The Americas wing is part of a general renovation of the MFA, which includes reopening two entrances, a new 63-foot-high interior courtyard, a new auditorium, classrooms, and conservation studios. The architects visited 29 museums around the world looking for ideas to incorporate in their design, says Michael Jones, a partner at Foster + Partners. The result is “a free-standing building” surrounded by the original century-old building.
It’s all in service of being more accessible to the public, says Rogers, who points out that the museum is open seven days a week. “We had lots of treasures in store,” he says. “We needed the space to bring them to the public.”
The new wing’s use of a great deal of exterior glass means “People outside the building can see art inside, and they can see people like themselves wandering around inside,” Rogers says. “I hope it will be an invitation for more people to come inside and join us.”
By design, the building is not the star of the show; it’s the collection.

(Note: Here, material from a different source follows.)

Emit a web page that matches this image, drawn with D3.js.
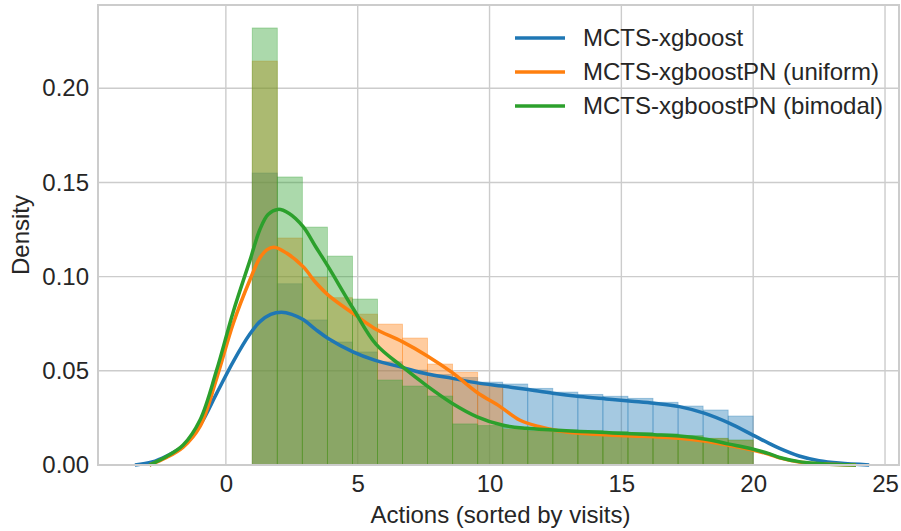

“It’s almost like an act of self-abnegation on the part of Norman Foster,” Rogers says. “It’s a very modest exterior skin. Most of the building is a beautiful interior and [with] a function. And the function is the displaying of art and making our visitors welcome.
“Great architecture need not be over-the-top architecture.”
In an Internet age, anyone, from students to adult art lovers, now has access to high-quality images, video, and texts related to works of art. Yet the investment in museum buildings shows that many people still find nothing equals seeing original works for themselves.
“I think it’s crucially important to have the physical, actual authentic objects in a beautiful space that signals our high regard for what these artists have accomplished,” Broun says.
Adds Rogers: “People still have a yearning to be in the presence of the most wonderful products of the human imagination. They find it inspiring, educational, moving.”
In tough economic times, “everyone’s thinking of new ways to keep the public coming,” says Martha Morris, assistant director of the museum studies department at George Washington University in Washington, D.C. “And [building] new facilities is certainly one of the ways you attract continuing visitation.”